There are definitely a lot of reasons why your dad might not have said anything. This seems like a great topic to work on in therapy, and examine whether/how to talk to your dad about it eventually.
Also, good for you for getting out of a toxic marriage, and for NOT having children with your ex! Stay strong and keep moving forward.
And just in case it’s not clear, I intend no victim-blaming! I understand that it can be so hard – even dangerous – to recognize an abuser’s behavior for what it is, and leave. I just don’t think that the dad’s telling what happened, at the time it happened, would have had a significant effect on how quickly the marriage dissolved. It sounds like the LW already recognized what a bad situation it was at the time the altercation occurred.
One half of her brain is kicking herself for not leaving sooner. The other half is shifting the ‘blame’ to her father, because it is easier to think of things that way. From what she wrote, it seems clear that her father speaking up wouldn’t have changed a thing and that she may well have pushed back against her father fairly strongly. Her father was in a can’t win position. She’ll realize that soon enough. It’s not a big deal that she hasn’t reached that point yet.

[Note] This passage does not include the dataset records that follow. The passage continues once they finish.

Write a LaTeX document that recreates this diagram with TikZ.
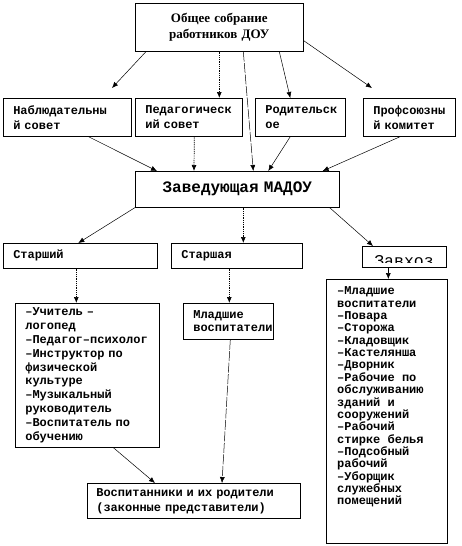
\documentclass[tikz,border=0pt]{standalone}
\usepackage{fontspec}
\newfontfamily\monof{Liberation Mono}
\newfontfamily\seriff{Liberation Serif}
\usetikzlibrary{arrows.meta,calc}
\begin{document}
\begin{tikzpicture}[x=1pt,y=-1pt,
  bx/.style={draw=black, line width=0.6pt, anchor=north west, inner ysep=0pt, align=left,
    font=\monof\bfseries\fontsize{12}{15}\selectfont},
  ar/.style={-{Latex[length=6pt,width=5pt]}, line width=0.5pt},
  dar/.style={ar, line width=0.7pt, dash pattern=on 1pt off 0.8pt},
  ddar/.style={ar, dash pattern=on 10pt off 1.5pt}]
\fill[white] (0,0) rectangle (462,546);
\useasboundingbox (0,0) rectangle (462,546);

% boxes
\node[bx, minimum height=48pt, text width=168pt, inner xsep=0pt, align=center,
  font=\seriff\bfseries\fontsize{13}{16}\selectfont] (top) at (135,3) {Общее собрание\\работников ДОУ};

\node[bx, minimum height=38pt, text width=108pt, inner xsep=10pt] (b1) at (3,98) {Наблюдательны\\й совет};
\node[bx, minimum height=38pt, text width=87pt, inner xsep=10pt] (b2) at (135,98) {Педагогическ\\ий совет};
\node[bx, minimum height=38pt, text width=70pt, inner xsep=10pt] (b3) at (255,98) {Родительск\\ое};
\node[bx, minimum height=38pt, text width=72pt, inner xsep=10pt] (b4) at (363,98) {Профсоюзны\\й комитет};

\node[bx, minimum height=36pt, text width=204pt, inner xsep=0pt, align=center,
  font=\monof\bfseries\fontsize{16}{18}\selectfont] (zav) at (135,171) {Заведующая МАДОУ};

\node[bx, minimum height=25pt, text width=134pt, inner xsep=10pt] (s1) at (3,243) {Старший};
\node[bx, minimum height=25pt, text width=111pt, inner xsep=10pt] (s2) at (171,243) {Старшая};
\node[bx, minimum height=21pt, minimum width=84pt, inner xsep=0pt] (zb) at (362,246) {};
\begin{scope}
  \clip (362,246) rectangle (446,262);
  \node[anchor=base, inner sep=0pt, font=\monof\fontsize{16.5}{18}\selectfont] (zbt) at (404,266) {Завхоз};
\end{scope}

\node[bx, minimum height=144pt, text width=124pt, inner xsep=10pt,
  font=\monof\bfseries\fontsize{12}{13.8}\selectfont] (l1) at (15,303)
  {–Учитель –\\логопед\\–Педагог–психолог\\–Инструктор по\\физической\\культуре\\–Музыкальный\\руководитель\\–Воспитатель по\\обучению};

\node[bx, minimum height=36pt, text width=70pt, inner xsep=10pt,
  font=\monof\bfseries\fontsize{12}{13.5}\selectfont] (ml) at (183,303) {Младшие\\воспитатели};

\node[bx, minimum height=264pt, minimum width=121pt, inner xsep=0pt] (l2) at (326,279) {};
\node[anchor=north west, inner sep=0pt, align=left,
  font=\monof\bfseries\fontsize{12}{12.35}\selectfont] (l2t) at (337,286)
  {\strut–Младшие\\воспитатели\\–Повара\\–Сторожа\\–Кладовщик\\–Кастелянша\\–Дворник\\–Рабочие по\\обслуживанию\\зданий и\\сооружений\\–Рабочий\\стирке белья\\–Подсобный\\рабочий\\–Уборщик\\служебных\\помещений};

\node[bx, minimum height=35pt, text width=195pt, inner xsep=9pt] (vos) at (87,483)
  {Воспитанники и их родители\\(законные представители)};

% free ends
\coordinate (c1) at (112,88);
\coordinate (c5) at (372,88);

% arrows from top
\draw[ar] ($(top.south west)+(11,0)$) -- (c1);
\draw[dar] (top.south) -- ($(b2.north)+(30.5,0)$);
\draw[ddar] ($(top.south)+(24,0)$) -- ($(zav.north)+(16,0)$);
\draw[ar] ($(top.south)+(60,0)$) -- ($(b3.north)+(-10,0)$);
\draw[ar] ($(top.south east)+(0,-11)$) -- (c5);

% row 2 to zav
\draw[ar] ($(b1.south)+(21,0)$) -- ($(zav.north west)+(22,0)$);
\draw[dar] ($(b2.south)+(5.5,0)$) -- ($(zav.north west)+(59,0)$);
\draw[ar] ($(b3.south)+(-10,0)$) -- ($(zav.north)+(31,0)$);
\draw[ar] ($(b4.south)+(-9,0)$) -- ($(zav.north east)+(-17,0)$);

% zav to row 3
\draw[ar] (zav.south west) -- ($(s1.north)+(-2,0)$);
\draw[dar] ($(zav.south)+(6,0)$) -- ($(s2.north)+(6.5,0)$);
\draw[ar] ($(zav.south east)+(-10,0)$) -- ($(zb.north west)+(11,0)$);

% row 3 to row 4
\draw[dar] ($(s1.south)+(-4,0)$) -- ($(l1.north)+(-11,0)$);
\draw[dar] ($(s2.south)+(-7.5,0)$) -- ($(ml.north)+(1,0)$);
\draw[ar] ($(zb.south)+(-16,0)$) -- ($(l2.north)+(1.5,0)$);

% to bottom
\draw[ar] ($(l1.south)+(26,0)$) -- ($(vos.north west)+(68,0)$);
\draw[ddar] ($(ml.south)+(2,0)$) -- ($(vos.north west)+(135,0)$);
\end{tikzpicture}
\end{document}
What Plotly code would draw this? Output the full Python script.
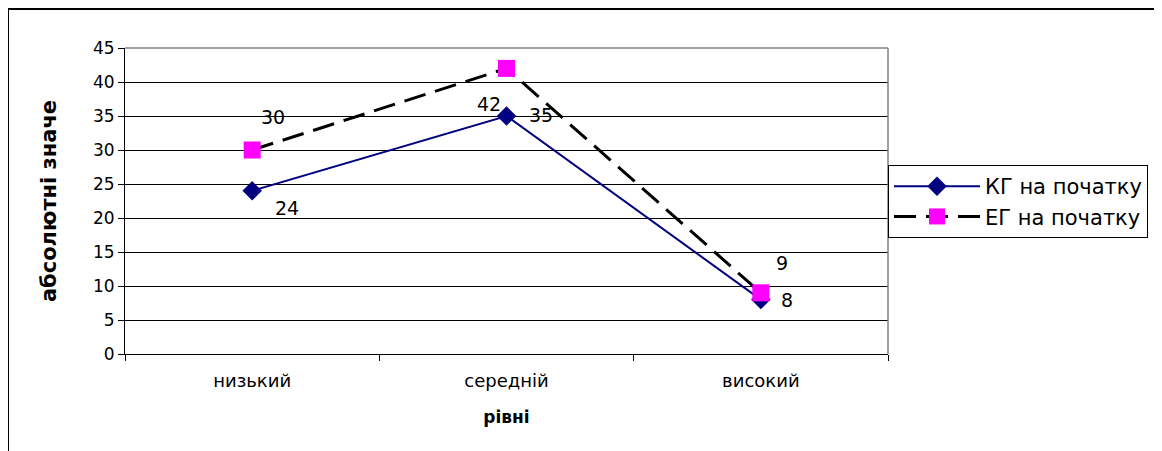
import plotly.graph_objects as go

categories = ["низький", "середній", "високий"]
kg_values = [24, 35, 8]
eg_values = [30, 42, 9]
y_ticks = [0, 5, 10, 15, 20, 25, 30, 35, 40, 45]

W, H = 1162, 451
OFF = 8  # page body margin
L, R, T, B = 125, 888, 48, 354  # plot area in page px


def px(x):
    return (x - L) / (R - L)


def py(y):
    return (B - y) / (B - T)


FONT = "DejaVu Sans, Liberation Sans, Arial, sans-serif"

fig = go.Figure()
fig.add_trace(go.Scatter(
    x=categories, y=kg_values, name="КГ на початку", mode="lines+markers",
    legendgroup="kg",
    line=dict(color="#000080", width=2),
    marker=dict(symbol="diamond", size=15, color="#000080"),
))
fig.add_trace(go.Scatter(
    x=categories, y=eg_values, name="ЕГ на початку", mode="lines+markers",
    legendgroup="eg",
    line=dict(color="black", width=3, dash="22px,10px"),
    marker=dict(symbol="square", size=17, color="#FF00FF"),
))

# data labels (offsets in px)
kg_off = [(35, -17), (34, 1), (26, 0)]
eg_off = [(21, 33), (-18, -36), (21, 30)]
for vals, offs in ((kg_values, kg_off), (eg_values, eg_off)):
    for c, v, (dx, dy) in zip(categories, vals, offs):
        fig.add_annotation(x=c, y=v, text=str(v), showarrow=False,
                           xshift=dx, yshift=dy,
                           font=dict(family=FONT, size=19, color="black"))

shapes = [
    # plot area border (gray top and right)
    dict(type="line", xref="paper", yref="paper", x0=0, x1=1, y0=1, y1=1,
         line=dict(color="#808080", width=1.5), layer="above"),
    dict(type="line", xref="paper", yref="paper", x0=1, x1=1, y0=0, y1=1,
         line=dict(color="#808080", width=1.5), layer="above"),
    # outer chart border (top and left visible)
    dict(type="line", xref="paper", yref="paper", x0=px(OFF), x1=px(W + 20),
         y0=py(9), y1=py(9), line=dict(color="black", width=2)),
    dict(type="line", xref="paper", yref="paper", x0=px(OFF), x1=px(OFF),
         y0=py(9), y1=py(H + 20), line=dict(color="black", width=2)),
]

fig.update_layout(
    width=W, height=H,
    margin=dict(l=L - OFF, r=W - (R - OFF), t=T - OFF, b=H - (B - OFF)),
    paper_bgcolor="white", plot_bgcolor="white",
    font=dict(family=FONT, size=17, color="black"),
    showlegend=True,
    legend=dict(
        x=1.0, y=py(165), xanchor="left", yanchor="top",
        bordercolor="black", borderwidth=1, bgcolor="white",
        font=dict(family=FONT, size=21, color="black"),
        itemwidth=86, traceorder="grouped", tracegroupgap=0,
    ),
    shapes=shapes,
    xaxis=dict(
        type="category", range=[-0.5, 2.5],
        showline=True, linecolor="black", linewidth=1,
        ticks="outside", tickson="boundaries", ticklen=6, tickcolor="black",
        showgrid=False, zeroline=False,
        tickfont=dict(family=FONT, size=18),
        ticklabelstandoff=10,
        title=dict(text="<b>рівні</b>", font=dict(family=FONT, size=17), standoff=21),
    ),
    yaxis=dict(
        range=[0, 45], tickvals=y_ticks, ticktext=[str(t) for t in y_ticks],
        showline=True, linecolor="black", linewidth=1,
        ticks="outside", ticklen=6, tickcolor="black",
        showgrid=True, gridcolor="black", gridwidth=1, zeroline=False,
        tickfont=dict(family=FONT, size=17),
        title=dict(text="<b>абсолютні значе</b>", font=dict(family=FONT, size=21), standoff=30),
    ),
)

fig.write_html("out.html")
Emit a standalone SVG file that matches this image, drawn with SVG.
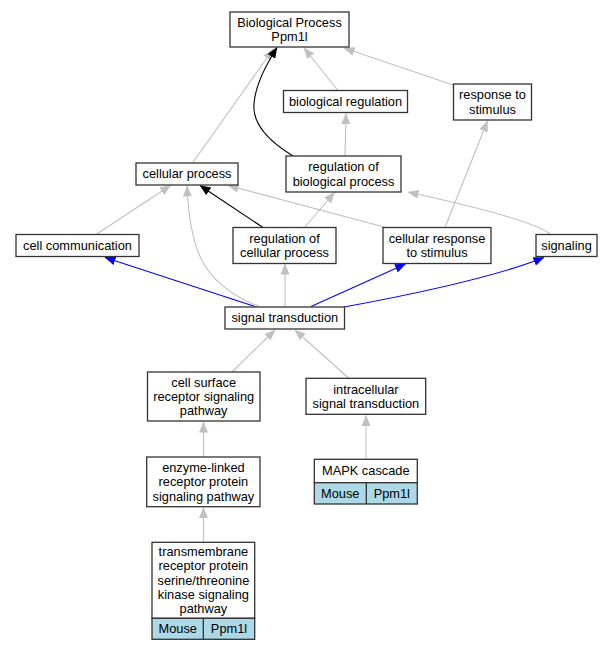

Agreed. The sad truth is that few people ever listen when somebody tells them that their partner is truly an abusive asshole. Instead, they somehow all tend to kill the messenger… Heck, in this letter it’s happening even now… MONTHS after the fact.
Why do your dad the discourtesy of assuming you know everything about this thoughts, feelings, and motivations when you are making these leaps to conclusions based on partial and third hand information? I am very glad that you are out; and wish you peace and healing. I hope that you follow Wendy’s advice .
Change the word “confront” to “discuss.” Don’t go in angry; go in curious and willing to learn. Then you might accomplish something worthwhile.
You are somehow confusing your dad with your ex-husband. You ex failed you and betrayed your trust. Your dad didn’t. He tried to help and was mistreated. He shut up in order not to intrude into an obviously bad marriage. I understand that reaction. You are an adult, with your own choices, not a child he could save. Your anger is misplaced here. Don’t tell him anything because you will make your situation worse and will seem very unfair and out of your mind to him. It isn’t because you were hurt that you have to hurt him – your dad, why? You left your ex at your own pace, when it was possible for you to actually do it. Focus on yourself and your reconstruction. You made it! You will be ok, there is still a lot of anger to work on with your therapist.
And your dad’s opinions about politics have nothing to do with it. You are in a regression phase, resenting your parents. It is normal after what you have experienced but it would be very wrong to “confront” him about your own projections. Focus on yourself.